## Dataset extract

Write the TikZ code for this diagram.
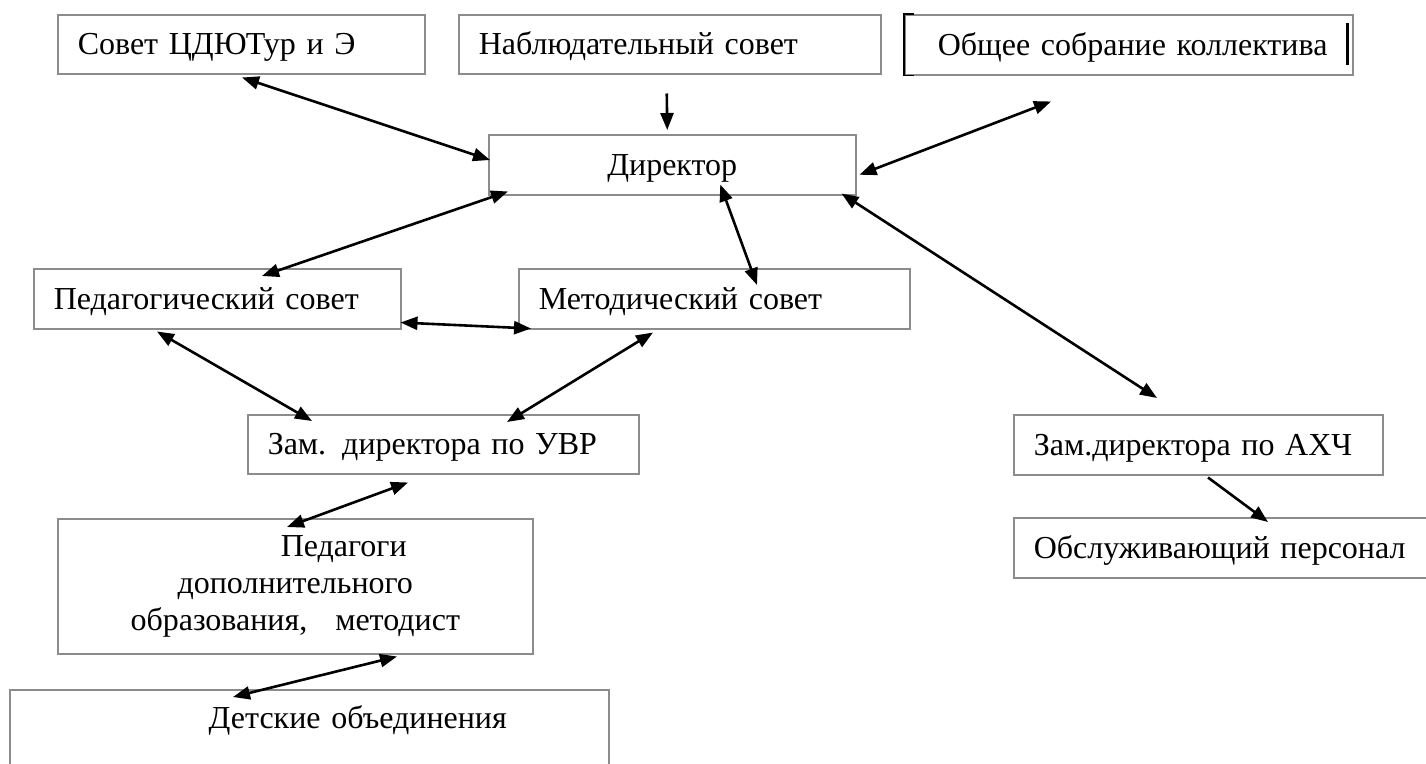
\documentclass[tikz,border=0pt]{standalone}
\usepackage{fontspec}
\setmainfont{Liberation Serif}
\newfontfamily\orgfont{Liberation Serif}
\usetikzlibrary{arrows.meta}

\definecolor{boxgray}{gray}{0.55}
\newcommand{\firstind}{\hspace*{97pt}}

\begin{document}
\begin{tikzpicture}[x=1pt,y=-1pt,
    orgbox/.style={draw=boxgray, line width=1.5pt, anchor=north west, inner xsep=20pt, inner ysep=0pt,
      minimum height=60pt, align=left, font=\orgfont\fontsize{32}{37}\selectfont},
    oneline/.style={text height=25pt, text depth=4pt},
    link/.style={line width=2.6pt, {Triangle[length=17pt,width=13pt]}-{Triangle[length=17pt,width=13pt]}},
    onelink/.style={line width=2.6pt, -{Triangle[length=17pt,width=13pt]}}]
    \useasboundingbox (0,0) rectangle (1426,763);

    % top row
    \node[orgbox, oneline, text width=327pt, minimum height=59pt] (sovet) at (57,14) {Совет ЦДЮТур и Э};
    \node[orgbox, oneline, text width=382pt, minimum height=59pt] (nabl) at (458,14) {Наблюдательный совет};
    \node[orgbox, oneline, text width=382pt, inner xsep=33pt] (obsch) at (904,14) {\mbox{Общее собрание коллектива}};
    \draw[line width=1.5pt] ([xshift=10pt]obsch.north west) -- (obsch.north west) -- (obsch.south west) -- ([xshift=10pt]obsch.south west);
    \draw[line width=2.5pt] ([xshift=-6pt,yshift=-9pt]obsch.north east) -- ([xshift=-6pt,yshift=11pt]obsch.south east);

    \node[orgbox, oneline, text width=327pt, align=center] (dir) at (488,134) {Директор};

    \node[orgbox, oneline, text width=327pt] (ped) at (33,268) {Педагогический совет};
    \node[orgbox, oneline, text width=351pt] (metod) at (518,268) {Методический совет};

    \node[orgbox, oneline, text width=351pt, minimum height=59pt] (uvr) at (247,414) {Зам. директора по УВР};
    \node[orgbox, oneline, text width=329pt] (axc) at (1013,414) {Зам.директора по АХЧ};
    \node[orgbox, oneline, text width=420pt] (obsl) at (1013,517) {Обслуживающий персонал};

    \node[orgbox, text width=435pt, minimum height=135pt, align=center] (pedag) at (57,518)
      {\firstind Педагоги\\ дополнительного\\ образования,\hspace{28pt}методист};
    \node[orgbox, text width=559pt, align=center, inner ysep=14pt, text height=25pt, text depth=60pt] (detsk) at (9,689)
      {\firstind Детские объединения};

    % connections
    \draw[link] ([xshift=185pt,yshift=-3pt]sovet.south west) -- ([xshift=2pt,yshift=-26pt]dir.north west);
    \draw[onelink] ([xshift=-3pt,yshift=-19pt]nabl.south) -- ([xshift=-5pt,yshift=4pt]dir.north);
    \draw[link] ([xshift=3pt,yshift=-10pt]dir.east) -- ([xshift=147pt,yshift=-26pt]obsch.south west);
    \draw[link] ([xshift=20pt,yshift=4pt]dir.south west) -- ([xshift=229pt,yshift=-8pt]ped.north west);
    \draw[link] ([xshift=48pt,yshift=11pt]dir.south) -- ([xshift=239pt,yshift=-17pt]metod.north west);
    \draw[link] ([xshift=-15pt,yshift=2pt]dir.south east) -- ([xshift=144pt,yshift=16pt]axc.north west);
    \draw[link] ([xshift=-1pt,yshift=7pt]ped.south east) -- ([xshift=13pt,yshift=1pt]metod.south west);
    \draw[link] ([xshift=124pt,yshift=-2pt]ped.south west) -- ([xshift=65pt,yshift=-7pt]uvr.north west);
    \draw[link] ([xshift=135pt,yshift=-3pt]metod.south west) -- ([xshift=260pt,yshift=-8pt]uvr.north west);
    \draw[link] ([xshift=161pt,yshift=-8pt]uvr.south west) -- ([xshift=230pt,yshift=-9pt]pedag.north west);
    \draw[link] ([xshift=340pt,yshift=-2pt]pedag.south west) -- ([xshift=224pt,yshift=-8pt]detsk.north west);
    \draw[onelink] ([xshift=195pt,yshift=-2pt]axc.south west) -- ([xshift=255pt,yshift=-5pt]obsl.north west);

  \end{tikzpicture}
\end{document}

## Given exercise
Copy the data word for word. Pictures do not go in the copy.

## Answer to the problem
Write the TikZ code for this diagram.
\documentclass[tikz,border=0pt]{standalone}
\usepackage{fontspec}
\setmainfont{Liberation Serif}
\newfontfamily\orgfont{Liberation Serif}
\usetikzlibrary{arrows.meta}

\definecolor{boxgray}{gray}{0.55}
\newcommand{\firstind}{\hspace*{97pt}}

\begin{document}
\begin{tikzpicture}[x=1pt,y=-1pt,
    orgbox/.style={draw=boxgray, line width=1.5pt, anchor=north west, inner xsep=20pt, inner ysep=0pt,
      minimum height=60pt, align=left, font=\orgfont\fontsize{32}{37}\selectfont},
    oneline/.style={text height=25pt, text depth=4pt},
    link/.style={line width=2.6pt, {Triangle[length=17pt,width=13pt]}-{Triangle[length=17pt,width=13pt]}},
    onelink/.style={line width=2.6pt, -{Triangle[length=17pt,width=13pt]}}]
    \useasboundingbox (0,0) rectangle (1426,763);

    % top row
    \node[orgbox, oneline, text width=327pt, minimum height=59pt] (sovet) at (57,14) {Совет ЦДЮТур и Э};
    \node[orgbox, oneline, text width=382pt, minimum height=59pt] (nabl) at (458,14) {Наблюдательный совет};
    \node[orgbox, oneline, text width=382pt, inner xsep=33pt] (obsch) at (904,14) {\mbox{Общее собрание коллектива}};
    \draw[line width=1.5pt] ([xshift=10pt]obsch.north west) -- (obsch.north west) -- (obsch.south west) -- ([xshift=10pt]obsch.south west);
    \draw[line width=2.5pt] ([xshift=-6pt,yshift=-9pt]obsch.north east) -- ([xshift=-6pt,yshift=11pt]obsch.south east);

    \node[orgbox, oneline, text width=327pt, align=center] (dir) at (488,134) {Директор};

    \node[orgbox, oneline, text width=327pt] (ped) at (33,268) {Педагогический совет};
    \node[orgbox, oneline, text width=351pt] (metod) at (518,268) {Методический совет};

    \node[orgbox, oneline, text width=351pt, minimum height=59pt] (uvr) at (247,414) {Зам. директора по УВР};
    \node[orgbox, oneline, text width=329pt] (axc) at (1013,414) {Зам.директора по АХЧ};
    \node[orgbox, oneline, text width=420pt] (obsl) at (1013,517) {Обслуживающий персонал};

    \node[orgbox, text width=435pt, minimum height=135pt, align=center] (pedag) at (57,518)
      {\firstind Педагоги\\ дополнительного\\ образования,\hspace{28pt}методист};
    \node[orgbox, text width=559pt, align=center, inner ysep=14pt, text height=25pt, text depth=60pt] (detsk) at (9,689)
      {\firstind Детские объединения};

    % connections
    \draw[link] ([xshift=185pt,yshift=-3pt]sovet.south west) -- ([xshift=2pt,yshift=-26pt]dir.north west);
    \draw[onelink] ([xshift=-3pt,yshift=-19pt]nabl.south) -- ([xshift=-5pt,yshift=4pt]dir.north);
    \draw[link] ([xshift=3pt,yshift=-10pt]dir.east) -- ([xshift=147pt,yshift=-26pt]obsch.south west);
    \draw[link] ([xshift=20pt,yshift=4pt]dir.south west) -- ([xshift=229pt,yshift=-8pt]ped.north west);
    \draw[link] ([xshift=48pt,yshift=11pt]dir.south) -- ([xshift=239pt,yshift=-17pt]metod.north west);
    \draw[link] ([xshift=-15pt,yshift=2pt]dir.south east) -- ([xshift=144pt,yshift=16pt]axc.north west);
    \draw[link] ([xshift=-1pt,yshift=7pt]ped.south east) -- ([xshift=13pt,yshift=1pt]metod.south west);
    \draw[link] ([xshift=124pt,yshift=-2pt]ped.south west) -- ([xshift=65pt,yshift=-7pt]uvr.north west);
    \draw[link] ([xshift=135pt,yshift=-3pt]metod.south west) -- ([xshift=260pt,yshift=-8pt]uvr.north west);
    \draw[link] ([xshift=161pt,yshift=-8pt]uvr.south west) -- ([xshift=230pt,yshift=-9pt]pedag.north west);
    \draw[link] ([xshift=340pt,yshift=-2pt]pedag.south west) -- ([xshift=224pt,yshift=-8pt]detsk.north west);
    \draw[onelink] ([xshift=195pt,yshift=-2pt]axc.south west) -- ([xshift=255pt,yshift=-5pt]obsl.north west);

  \end{tikzpicture}
\end{document}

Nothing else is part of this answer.